EXERCISE INPUTS:
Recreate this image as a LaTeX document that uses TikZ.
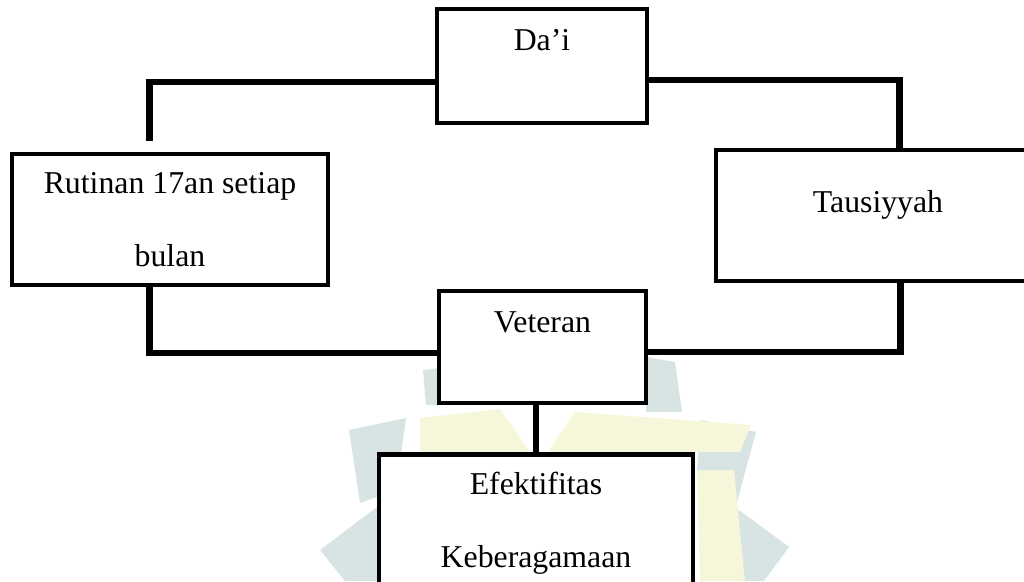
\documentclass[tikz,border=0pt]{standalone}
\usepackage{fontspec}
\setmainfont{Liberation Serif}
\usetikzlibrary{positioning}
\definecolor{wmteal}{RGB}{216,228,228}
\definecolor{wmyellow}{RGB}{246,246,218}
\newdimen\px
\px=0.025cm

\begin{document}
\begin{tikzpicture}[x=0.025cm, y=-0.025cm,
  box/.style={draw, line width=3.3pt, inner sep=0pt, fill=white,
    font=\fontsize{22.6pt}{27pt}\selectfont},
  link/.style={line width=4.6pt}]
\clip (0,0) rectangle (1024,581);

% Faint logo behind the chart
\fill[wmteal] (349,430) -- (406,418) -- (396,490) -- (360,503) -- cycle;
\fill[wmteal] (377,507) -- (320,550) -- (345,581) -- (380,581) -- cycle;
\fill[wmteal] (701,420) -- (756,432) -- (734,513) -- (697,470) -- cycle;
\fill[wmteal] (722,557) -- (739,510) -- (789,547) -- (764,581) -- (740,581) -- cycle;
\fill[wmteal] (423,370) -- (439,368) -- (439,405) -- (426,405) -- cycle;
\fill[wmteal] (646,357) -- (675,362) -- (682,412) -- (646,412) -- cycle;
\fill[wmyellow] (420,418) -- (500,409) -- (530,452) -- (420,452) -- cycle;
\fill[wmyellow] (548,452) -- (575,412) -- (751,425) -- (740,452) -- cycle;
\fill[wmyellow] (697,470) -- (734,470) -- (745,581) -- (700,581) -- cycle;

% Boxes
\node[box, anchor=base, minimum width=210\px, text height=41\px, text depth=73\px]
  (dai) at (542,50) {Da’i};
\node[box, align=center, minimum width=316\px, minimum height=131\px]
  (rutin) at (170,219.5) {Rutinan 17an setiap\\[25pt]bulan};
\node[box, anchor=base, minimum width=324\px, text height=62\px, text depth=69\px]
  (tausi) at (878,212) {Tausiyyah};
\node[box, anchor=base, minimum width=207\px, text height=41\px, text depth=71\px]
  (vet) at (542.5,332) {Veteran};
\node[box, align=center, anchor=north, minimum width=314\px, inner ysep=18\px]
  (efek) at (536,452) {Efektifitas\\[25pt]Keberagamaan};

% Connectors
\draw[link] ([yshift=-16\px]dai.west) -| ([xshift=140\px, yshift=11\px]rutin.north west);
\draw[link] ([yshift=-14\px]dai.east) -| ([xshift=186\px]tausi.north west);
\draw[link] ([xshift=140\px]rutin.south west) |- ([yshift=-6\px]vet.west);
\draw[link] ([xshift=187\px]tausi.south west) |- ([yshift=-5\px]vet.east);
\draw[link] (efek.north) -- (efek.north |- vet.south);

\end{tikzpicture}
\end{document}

...

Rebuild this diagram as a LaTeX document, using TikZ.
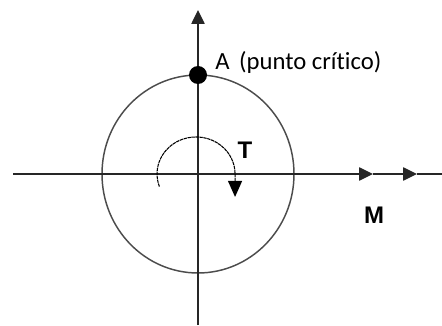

* * *

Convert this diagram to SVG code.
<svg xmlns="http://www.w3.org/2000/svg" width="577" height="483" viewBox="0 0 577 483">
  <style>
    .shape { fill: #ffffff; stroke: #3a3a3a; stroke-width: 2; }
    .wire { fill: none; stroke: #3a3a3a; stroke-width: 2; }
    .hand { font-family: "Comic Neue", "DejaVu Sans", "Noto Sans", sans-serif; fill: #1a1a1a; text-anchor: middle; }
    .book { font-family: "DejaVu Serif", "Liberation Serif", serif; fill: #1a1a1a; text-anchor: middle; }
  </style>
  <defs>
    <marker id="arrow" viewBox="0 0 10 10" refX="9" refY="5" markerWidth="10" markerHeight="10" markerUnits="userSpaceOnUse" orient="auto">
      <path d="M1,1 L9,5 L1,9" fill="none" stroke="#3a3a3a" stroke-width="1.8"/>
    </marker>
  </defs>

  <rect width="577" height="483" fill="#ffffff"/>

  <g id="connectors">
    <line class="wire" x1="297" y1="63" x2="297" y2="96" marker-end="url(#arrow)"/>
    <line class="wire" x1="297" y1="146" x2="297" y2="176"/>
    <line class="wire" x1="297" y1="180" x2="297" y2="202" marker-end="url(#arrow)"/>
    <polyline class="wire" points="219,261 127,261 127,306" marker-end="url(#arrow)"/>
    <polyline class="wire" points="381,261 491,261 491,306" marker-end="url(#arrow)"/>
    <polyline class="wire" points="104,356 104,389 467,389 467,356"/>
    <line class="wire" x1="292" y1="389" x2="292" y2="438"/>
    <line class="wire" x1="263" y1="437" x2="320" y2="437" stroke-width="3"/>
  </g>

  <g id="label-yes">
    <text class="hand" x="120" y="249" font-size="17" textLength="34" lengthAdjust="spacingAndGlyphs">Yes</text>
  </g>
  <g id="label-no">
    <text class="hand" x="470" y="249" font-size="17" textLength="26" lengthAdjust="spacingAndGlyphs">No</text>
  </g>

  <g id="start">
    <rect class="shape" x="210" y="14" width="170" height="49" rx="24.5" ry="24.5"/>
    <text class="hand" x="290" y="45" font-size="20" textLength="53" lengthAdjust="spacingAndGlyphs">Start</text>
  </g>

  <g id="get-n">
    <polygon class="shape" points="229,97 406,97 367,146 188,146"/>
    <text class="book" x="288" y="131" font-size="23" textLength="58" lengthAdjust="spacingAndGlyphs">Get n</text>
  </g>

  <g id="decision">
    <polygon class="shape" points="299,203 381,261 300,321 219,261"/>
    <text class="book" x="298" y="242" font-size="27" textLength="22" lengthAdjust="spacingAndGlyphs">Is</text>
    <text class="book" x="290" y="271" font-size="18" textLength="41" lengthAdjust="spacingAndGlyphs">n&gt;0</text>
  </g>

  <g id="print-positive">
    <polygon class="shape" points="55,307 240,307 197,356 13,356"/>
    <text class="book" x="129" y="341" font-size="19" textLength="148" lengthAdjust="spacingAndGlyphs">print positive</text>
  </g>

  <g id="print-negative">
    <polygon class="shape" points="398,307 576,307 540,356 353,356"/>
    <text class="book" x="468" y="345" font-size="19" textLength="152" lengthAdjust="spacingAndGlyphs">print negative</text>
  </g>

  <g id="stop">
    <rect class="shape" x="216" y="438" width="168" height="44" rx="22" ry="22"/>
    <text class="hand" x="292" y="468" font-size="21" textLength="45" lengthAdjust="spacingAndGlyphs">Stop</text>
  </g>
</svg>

PROBLEM REQUIREMENTS: List every line above containing the word "diagram".

OUTPUT BELOW:
Rebuild this diagram as a LaTeX document, using TikZ.
Convert this diagram to SVG code.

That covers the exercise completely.